WORK TO COMPLETE
Select and reproduce each line of the listing below that bears the string "Python".

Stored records
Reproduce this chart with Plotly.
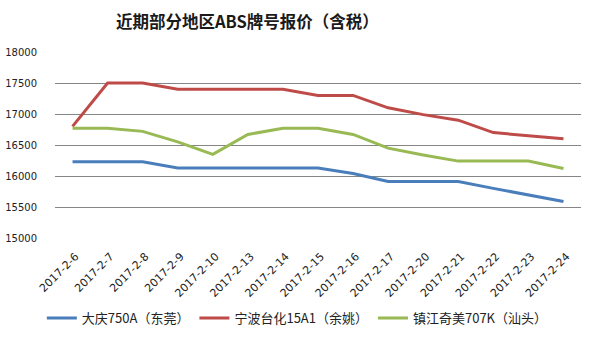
import plotly.graph_objects as go

dates = ["2017-2-6", "2017-2-7", "2017-2-8", "2017-2-9", "2017-2-10", "2017-2-13",
         "2017-2-14", "2017-2-15", "2017-2-16", "2017-2-17", "2017-2-20", "2017-2-21",
         "2017-2-22", "2017-2-23", "2017-2-24"]

daqing_750a = [16230, 16230, 16230, 16130, 16130, 16130, 16130, 16130, 16040,
               15910, 15910, 15910, 15800, 15700, 15590]
ningbo_15a1 = [16800, 17500, 17500, 17400, 17400, 17400, 17400, 17300, 17300,
               17100, 16990, 16900, 16700, 16650, 16600]
zhenjiang_707k = [16770, 16770, 16720, 16550, 16350, 16670, 16770, 16770, 16670,
                  16450, 16340, 16240, 16240, 16240, 16120]

series_names = ["大庆750A（东莞）", "宁波台化15A1（余姚）", "镇江奇美707K（汕头）"]
series_colors = ["#4A7EBB", "#BE4B48", "#98B954"]

fig = go.Figure()
for name, vals, color in zip(series_names, [daqing_750a, ningbo_15a1, zhenjiang_707k], series_colors):
    fig.add_trace(go.Scatter(x=dates, y=vals, mode="lines", name=name,
                             line=dict(color=color, width=3)))

font_main = "Noto Sans CJK SC, DejaVu Sans, sans-serif"

fig.update_layout(
    width=596, height=339,
    margin=dict(l=55, r=15, t=52, b=101, autoexpand=False),
    paper_bgcolor="white", plot_bgcolor="white",
    title=dict(text="<b>近期部分地区ABS牌号报价（含税）</b>", x=0.415, xanchor="center",
               y=0.935, yanchor="middle",
               font=dict(family=font_main, size=16.5, color="#1a1a1a")),
    xaxis=dict(type="category", range=[-0.5, len(dates) - 0.5], tickangle=-45,
               showgrid=False, showline=False, ticks="", automargin=False,
               ticklabelshift=3, ticklabelstandoff=9,
               tickfont=dict(family="DejaVu Sans, sans-serif", size=11, color="#222222")),
    yaxis=dict(range=[15000, 18000], dtick=500, tickformat="d", showgrid=True,
               gridcolor="#868686", gridwidth=1, zeroline=False, showline=False,
               ticks="", ticklabelstandoff=17, automargin=False,
               tickfont=dict(family="DejaVu Sans, sans-serif", size=10, color="#222222")),
    legend=dict(orientation="h", x=-0.025, xanchor="left", y=-0.43, yanchor="middle",
                itemwidth=30, font=dict(family=font_main, size=13, color="#222222")),
    showlegend=True,
)

fig.write_html("out.html")
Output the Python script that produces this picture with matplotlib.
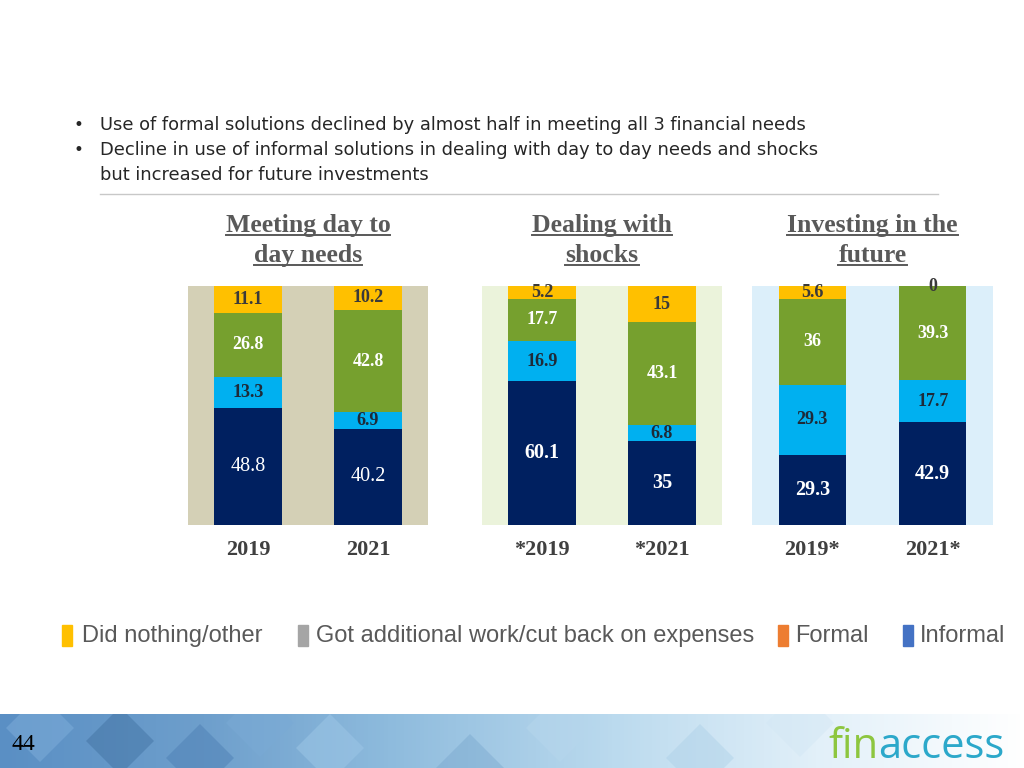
import numpy as np
import matplotlib.pyplot as plt
from matplotlib.patches import Rectangle, Polygon
from matplotlib.lines import Line2D
from matplotlib.colors import LinearSegmentedColormap

# ---- data ----
titles = [["Meeting day to", "day needs"],
          ["Dealing with", "shocks"],
          ["Investing in the", "future"]]
years = [["2019", "2021"], ["*2019", "*2021"], ["2019*", "2021*"]]

informal = [[48.8, 40.2], [60.1, 35], [29.3, 42.9]]
formal = [[13.3, 6.9], [16.9, 6.8], [29.3, 17.7]]
extra_work = [[26.8, 42.8], [17.7, 43.1], [36, 39.3]]
did_nothing = [[11.1, 10.2], [5.2, 15], [5.6, 0]]

bullet_lines = ["Use of formal solutions declined by almost half in meeting all 3 financial needs",
                "Decline in use of informal solutions in dealing with day to day needs and shocks",
                "but increased for future investments"]

legend_labels = ["Did nothing/other", "Got additional work/cut back on expenses", "Formal", "Informal"]
legend_colors = ["#FFC000", "#A5A5A5", "#ED7D31", "#4472C4"]

page_number = "44"

W, H = 1024, 768


def fx(px):
    return px / W


def fy(py):
    return 1 - py / H


fig = plt.figure(figsize=(W / 100, H / 100), dpi=100)
fig.patch.set_facecolor("white")

# bullets + rule
for yb in [125, 150]:
    fig.text(fx(78), fy(yb), "\u2022", fontsize=12, color="#262626", va="center", ha="center")
for line, yb in zip(bullet_lines, [125, 150, 175]):
    fig.text(fx(100), fy(yb), line, fontsize=12.9, color="#262626", va="center",
             family="DejaVu Sans")
fig.add_artist(Line2D([fx(100), fx(938)], [fy(194), fy(194)], color="#C8C8C8", lw=1))

# ---- stacked bars ----
series = [informal, formal, extra_work, did_nothing]
seg_colors = ["#002060", "#00B0F0", "#76A02E", "#FFC000"]
lab_colors = ["white", "#1E2A38", "white", "#3A3A3A"]
panel_left = [188, 482, 752]
panel_w = [240, 240, 241]
panel_bg = ["#D4D0B6", "#EBF3DB", "#DCEFFA"]

title_texts = []
for i in range(3):
    ax = fig.add_axes([fx(panel_left[i]), fy(525), panel_w[i] / W, 239 / H])
    ax.set_facecolor(panel_bg[i])
    x = np.arange(2)
    bottom = np.zeros(2)
    for k, seg in enumerate(series):
        vals = np.array(seg[i], dtype=float)
        ax.bar(x, vals, 0.56, bottom=bottom, color=seg_colors[k], linewidth=0)
        for j in range(2):
            big = k == 0
            weight = "normal" if (big and i == 0) else "bold"
            ax.text(x[j], bottom[j] + vals[j] / 2, f"{vals[j]:g}",
                    ha="center", va="center", color=lab_colors[k],
                    fontsize=14.5 if big else 13, fontweight=weight,
                    family="Liberation Serif", clip_on=False)
        bottom += vals
    ax.set_xlim(-0.5, 1.5)
    ax.set_ylim(0, 100)
    ax.set_yticks([])
    ax.set_xticks(x, years[i])
    ax.tick_params(axis="x", length=0, pad=11)
    for t in ax.get_xticklabels():
        t.set_family("Liberation Serif")
        t.set_fontweight("bold")
        t.set_fontsize(16)
        t.set_color("#404040")
    for s in ax.spines.values():
        s.set_visible(False)

    cx = fx(panel_left[i] + panel_w[i] / 2)
    for line, base in zip(titles[i], [232, 262]):
        t = fig.text(cx, fy(base), line, ha="center", va="baseline", fontsize=18.5,
                     fontweight="bold", family="Liberation Serif", color="#595959")
        title_texts.append((t, base))

# ---- legend (row of swatches) ----
sw_x = [62, 298, 778, 903]
tx_x = [82, 316, 795, 920]
for lab, col, sx, tx in zip(legend_labels, legend_colors, sw_x, tx_x):
    fig.add_artist(Rectangle((fx(sx), fy(646)), 10 / W, 21 / H, color=col,
                             transform=fig.transFigure))
    fig.text(fx(tx), fy(636), lab, fontsize=17, color="#595959", va="center",
             family="Liberation Sans")

# ---- footer banner ----
fax = fig.add_axes([0, 0, 1, 54 / H])
fax.set_xlim(0, W)
fax.set_ylim(0, 54)
fax.axis("off")
cmap = LinearSegmentedColormap.from_list("band", [(0, "#5A8FC4"), (0.2, "#6E9FCC"), (0.38, "#8EBBDD"),
                                                  (0.6, "#BBDAEE"), (0.8, "#E2F0F9"), (1, "#FFFFFF")])
fax.imshow(np.linspace(0, 1, 256)[None, :], cmap=cmap, aspect="auto", extent=[0, W, 0, 54])
diamonds = [(40, 40, "#7FAEDA", 0.5), (120, 27, "#3F6F9F", 0.45), (200, 10, "#4E80B5", 0.5),
            (260, 45, "#7AAAD5", 0.5), (330, 20, "#9CC6E6", 0.55), (470, 0, "#6F9FC8", 0.35),
            (560, 40, "#B6D6EC", 0.5), (700, 10, "#A8CDE6", 0.4), (800, 45, "#D4E8F5", 0.5)]
for cx, cy, col, a in diamonds:
    r = 34
    fax.add_patch(Polygon([(cx - r, cy), (cx, cy + r), (cx + r, cy), (cx, cy - r)],
                          closed=True, color=col, alpha=a, lw=0, clip_on=True))
fig.text(fx(12), fy(745), page_number, fontsize=17, family="Liberation Serif",
         color="black", va="center")
fin = fig.text(fx(828), fy(747), "fin", fontsize=30, color="#8DC63F", va="center",
               family="Open Sans")
fig.canvas.draw()
rend = fig.canvas.get_renderer()
bb = fin.get_window_extent(rend)
fig.text(bb.x1 / W, fy(747), "access", fontsize=30, color="#2CA8CA", va="center",
         family="Open Sans")

# underline titles
for t, base in title_texts:
    b = t.get_window_extent(rend)
    fig.add_artist(Line2D([b.x0 / W, b.x1 / W], [fy(base + 3), fy(base + 3)],
                          color="#595959", lw=1.4))

fig.savefig("out.png", dpi=100)
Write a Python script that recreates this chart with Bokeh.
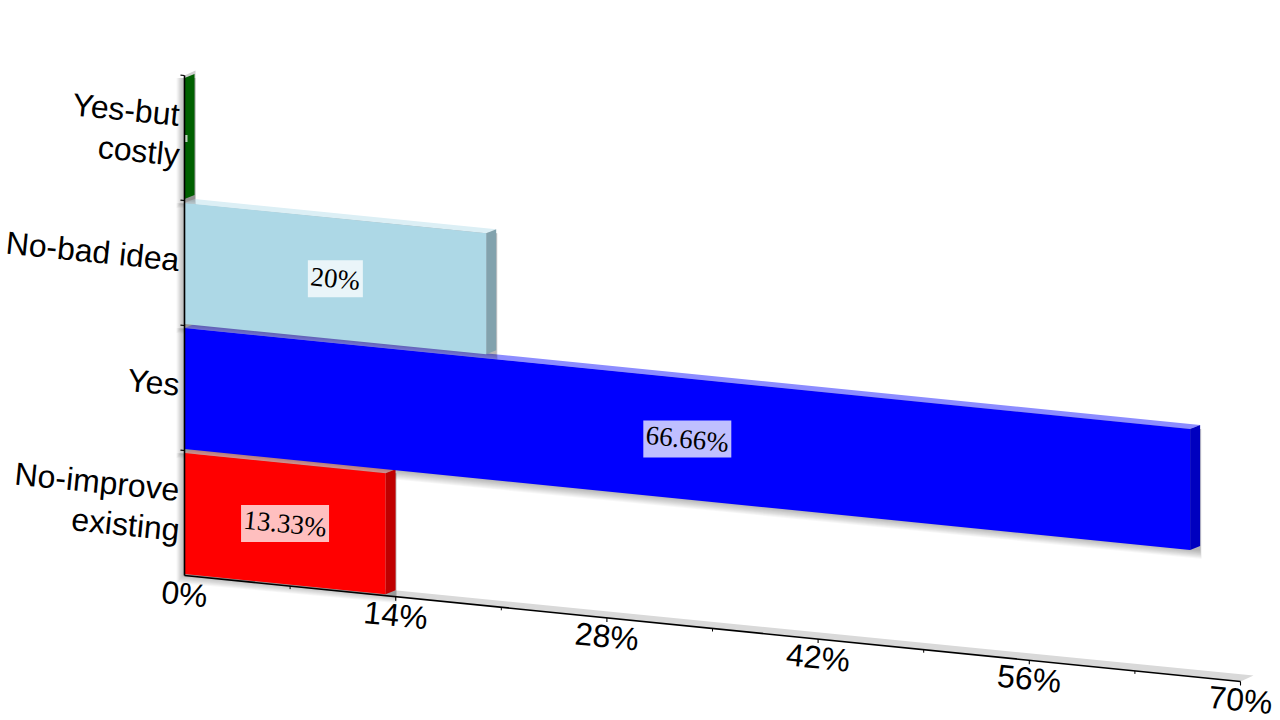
import math
from bokeh.plotting import figure
from bokeh.core.properties import value
from bokeh.embed import file_html
from bokeh.resources import INLINE

categories = ["No-improve existing", "Yes", "No-bad idea", "Yes-but costly"]
label_lines = [["No-improve", "existing"], ["Yes"], ["No-bad idea"], ["Yes-but", "costly"]]
values = [13.33, 66.66, 20, 0]
data_labels = ["13.33%", "66.66%", "20%", ""]
colors = ["#ff0000", "#0000ff", "#add8e6", "#008000"]
side_colors = ["#bf0000", "#0000bf", "#82a2ad", "#006000"]
top_colors = ["#ffb4b4", "#8c8cff", "#dceff5", "#c8c8c8"]
box_widths_px = [88, 88, 55, 3]
major_ticks = [0, 14, 28, 42, 56, 70]
minor_ticks = [7, 21, 35, 49, 63]
major_labels = ["0%", "14%", "28%", "42%", "56%", "70%"]

W, H = 1280, 720
X0, Y0 = 184.0, 575.0
PXV = 1056.0 / 70.0
PXB = 125.0
SLOPE = 106.0 / 1056.0
SHEAR = SLOPE * PXV / PXB
ANGLE = -math.atan(SLOPE)
BAR_H = 0.968
BAR_UP = -1.5
DEPTH = (10.0, -4.0)


def pt(v, b, dx=0.0, dy=0.0):
    return (v + dx / PXV, b - SHEAR * v - dy / PXB)


def bt(v, b, dx=0.0, dy=0.0):
    return pt(v, b, dx, dy + BAR_UP)


def poly(p, pts, color, alpha=1.0):
    p.patch([q[0] for q in pts], [q[1] for q in pts], fill_color=color,
            fill_alpha=alpha, line_color=None)


p = figure(width=W, height=H, output_backend="svg", toolbar_location=None,
           x_range=(-X0 / PXV, (W - X0) / PXV),
           y_range=((Y0 - H) / PXB, Y0 / PXB),
           x_axis_location=None, y_axis_location=None,
           min_border=0, outline_line_color=None)
p.grid.visible = False
p.background_fill_color = "#ffffff"
p.border_fill_color = "#ffffff"

# floor and wall
poly(p, [pt(0, 0), pt(0, 0, 11, -5), pt(major_ticks[-1], 0, 13, -6), pt(major_ticks[-1], 0)], "#d9d9d9")
poly(p, [pt(0, 0), pt(0, 0, 11, -5), pt(0, 4, 11, -5), pt(0, 4)], "#d0d0d0")

# shadows and top faces
for i, v in enumerate(values):
    for k in range(10, 0, -1):
        poly(p, [bt(0, i, -0.8 * k, k * 0.9), bt(0, i + BAR_H, -0.8 * k, 0),
                 bt(v, i + BAR_H, DEPTH[0] + 0.15 * k, 0),
                 bt(v, i, DEPTH[0] + 0.15 * k, k * 0.9)], "#000000", 0.03)
    poly(p, [bt(0, i + BAR_H), bt(0, i + BAR_H, *DEPTH), bt(v, i + BAR_H, *DEPTH), bt(v, i + BAR_H)], top_colors[i])

# front and side faces, labels
for i, v in enumerate(values):
    poly(p, [bt(v, i), bt(v, i, *DEPTH), bt(v, i + BAR_H, *DEPTH), bt(v, i + BAR_H)], side_colors[i])
    if v > 0:
        poly(p, [bt(0, i), bt(0, i + BAR_H), bt(v, i + BAR_H), bt(v, i)], colors[i])
    cx, cb = v / 2.0, i + BAR_H / 2.0
    bw, bh = box_widths_px[i] / 2.0, 18.5
    if v == 0:
        bh, cxo = 3.5, 1.5
    else:
        cxo = 0.0
    poly(p, [bt(cx, cb, cxo - bw, -bh), bt(cx, cb, cxo + bw, -bh),
             bt(cx, cb, cxo + bw, bh), bt(cx, cb, cxo - bw, bh)], "#ffffff", 0.75)
    if data_labels[i]:
        tx, ty = bt(cx, cb)
        p.text([tx], [ty], text=[data_labels[i]], text_align="center", text_baseline="middle",
               angle=ANGLE, text_font=value("Liberation Serif"), text_font_size="27px", text_color="#000000")

# axes
line_w = 1.6
ax = [pt(0, 0), pt(major_ticks[-1], 0)]
p.line([q[0] for q in ax], [q[1] for q in ax], line_color="#000000", line_width=line_w)
ax = [pt(0, 0), pt(0, 4)]
p.line([q[0] for q in ax], [q[1] for q in ax], line_color="#000000", line_width=line_w)
for t in major_ticks[1:]:
    s = [pt(t, 0), pt(t, 0, 0, 4)]
    p.line([q[0] for q in s], [q[1] for q in s], line_color="#000000", line_width=1.1)
for t in minor_ticks:
    s = [pt(t, 0), pt(t, 0, 0, 3)]
    p.line([q[0] for q in s], [q[1] for q in s], line_color="#000000", line_width=1.0)
for b in range(1, 5):
    s = [pt(0, b), pt(0, b, -4, -0.4)]
    p.line([q[0] for q in s], [q[1] for q in s], line_color="#000000", line_width=1.1)

# tick labels
for t, lab in zip(major_ticks, major_labels):
    tx, ty = pt(t, 0, 0, 18.5)
    p.text([tx], [ty], text=[lab], text_align="center", text_baseline="middle", angle=ANGLE,
           text_font=value("Liberation Sans"), text_font_size="32px", text_color="#000000")

# category labels
for i, lines in enumerate(label_lines):
    n = len(lines)
    for j, line in enumerate(lines):
        off = (j - (n - 1) / 2.0) * 40.0
        tx, ty = pt(0, i + 0.5, -5, off - 3)
        p.text([tx], [ty], text=[line], text_align="right", text_baseline="middle", angle=ANGLE,
               text_font=value("Liberation Sans"), text_font_size="32px", text_color="#000000")

open("out.html", "w").write(file_html(p, INLINE))
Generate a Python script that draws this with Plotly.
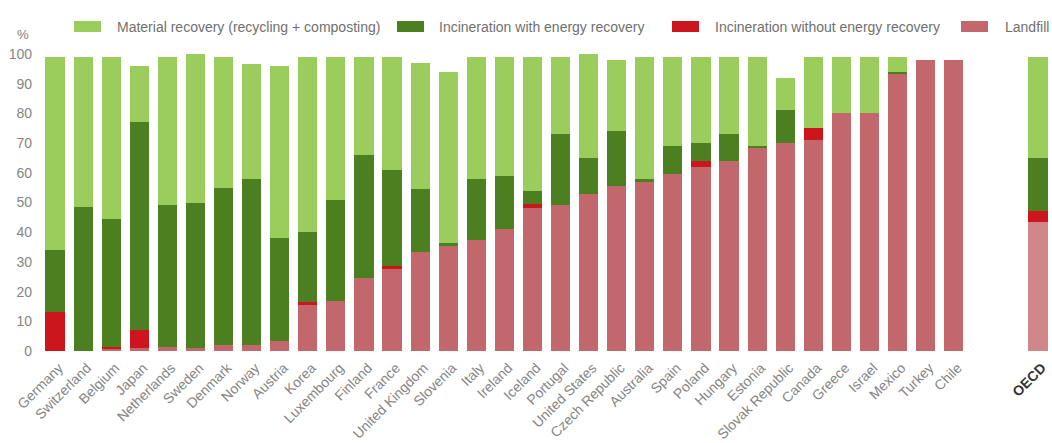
import plotly.graph_objects as go

countries = ["Germany", "Switzerland", "Belgium", "Japan", "Netherlands", "Sweden", "Denmark",
             "Norway", "Austria", "Korea", "Luxembourg", "Finland", "France", "United Kingdom",
             "Slovenia", "Italy", "Ireland", "Iceland", "Portugal", "United States",
             "Czech Republic", "Australia", "Spain", "Poland", "Hungary", "Estonia",
             "Slovak Republic", "Canada", "Greece", "Israel", "Mexico", "Turkey", "Chile", "OECD"]

landfill = [0, 0, 1, 1, 1.5, 1, 2, 2, 3.5, 15.5, 17, 24.5, 27.5, 33.5, 35.5, 37.5, 41, 48, 49,
            53, 55.5, 57, 59.5, 62, 64, 68.5, 70, 71, 80, 80, 93.5, 98, 98, 43.5]
incin_without = [13, 0, 0.5, 6, 0, 0, 0, 0, 0, 1, 0, 0, 1, 0, 0, 0, 0, 1.5, 0,
                 0, 0, 0, 0, 2, 0, 0, 0, 4, 0, 0, 0, 0, 0, 3.5]
incin_with = [21, 48.5, 43, 70, 47.5, 49, 53, 56, 34.5, 23.5, 34, 41.5, 32.5, 21, 1, 20.5, 18,
              4.5, 24, 12, 18.5, 1, 9.5, 6, 9, 0.5, 11, 0, 0, 0, 0.5, 0, 0, 18]
material = [65, 50.5, 54.5, 19, 50, 50, 44, 38.5, 58, 59, 48, 33, 38, 42.5, 57.5, 41, 40, 45, 26,
            35, 24, 41, 30, 29, 26, 30, 11, 24, 19, 19, 5, 0, 0, 34]

series_names = ["Material recovery (recycling + composting)", "Incineration with energy recovery",
                "Incineration without energy recovery", "Landfill"]
y_ticks = [0, 10, 20, 30, 40, 50, 60, 70, 80, 90, 100]

C_LIGHT = "#9BCD5C"
C_DARK = "#4B7F20"
C_RED = "#CC151D"
C_LAND = "#C2676B"
C_LAND_OECD = "#D0878A"

spacers = [" ", "  "]
cat_order = countries[:-1] + spacers + [countries[-1]]
tick_text = countries[:-1] + spacers + ["<b><span style='color:#333333'>OECD</span></b>"]

land_colors = [C_LAND_OECD if c == "OECD" else C_LAND for c in countries]

fig = go.Figure()
fig.add_bar(x=countries, y=landfill, name=series_names[3], marker=dict(color=land_colors, line_width=0))
fig.add_bar(x=countries, y=incin_without, name=series_names[2], marker=dict(color=C_RED, line_width=0))
fig.add_bar(x=countries, y=incin_with, name=series_names[1], marker=dict(color=C_DARK, line_width=0))
fig.add_bar(x=countries, y=material, name=series_names[0], marker=dict(color=C_LIGHT, line_width=0))

W, H = 1052, 443
L, R, T, B = 41, 0, 54, 92

def px2x(px):
    return (px - L) / (W - L - R)

def px2y(py):
    return (H - B - py) / (H - T - B)

shapes = []
annotations = []
legend_items = [(series_names[0], C_LIGHT, 74, 115), (series_names[1], C_DARK, 397, 437),
                (series_names[2], C_RED, 672, 713), (series_names[3], C_LAND, 961, 1003)]
for name, col, sx, tx in legend_items:
    shapes.append(dict(type="rect", xref="paper", yref="paper", x0=px2x(sx), x1=px2x(sx + 27),
                       y0=px2y(32), y1=px2y(21), fillcolor=col, line=dict(width=0), layer="above"))
    annotations.append(dict(text=name, xref="paper", yref="paper", x=px2x(tx), y=px2y(27),
                            xanchor="left", yanchor="middle", showarrow=False,
                            font=dict(size=14, color="#707070")))
annotations.append(dict(text="%", xref="paper", yref="paper", x=0, y=1, xanchor="right",
                        yanchor="bottom", xshift=-10, yshift=10, showarrow=False,
                        font=dict(size=13, color="#808080")))

fig.update_layout(
    barmode="stack",
    bargap=0.32,
    width=W, height=H,
    margin=dict(l=L, r=R, t=T, b=B, pad=0),
    plot_bgcolor="white", paper_bgcolor="white",
    showlegend=False,
    font=dict(family="Liberation Sans, Arial, sans-serif", size=14, color="#808080"),
    shapes=shapes,
    annotations=annotations,
    xaxis=dict(type="category", categoryorder="array", categoryarray=cat_order,
               tickmode="array", tickvals=cat_order, ticktext=tick_text,
               tickangle=-45, showgrid=False, showline=False, zeroline=False, ticks="",
               ticklabelstandoff=5, ticklabelshift=4,
               tickfont=dict(size=14, color="#858585"), range=[-0.5, len(cat_order) - 0.5]),
    yaxis=dict(range=[0, 100], tickvals=y_ticks, showgrid=False, showline=False, zeroline=False,
               ticks="", ticklabelstandoff=8, tickfont=dict(size=14, color="#858585")),
)

fig.write_html("out.html")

SOLUTION TO THE PROBLEM
Output the Python script that produces this picture with matplotlib.
Write a Python script that recreates this chart with Bokeh.
Generate a Python script that draws this with Plotly.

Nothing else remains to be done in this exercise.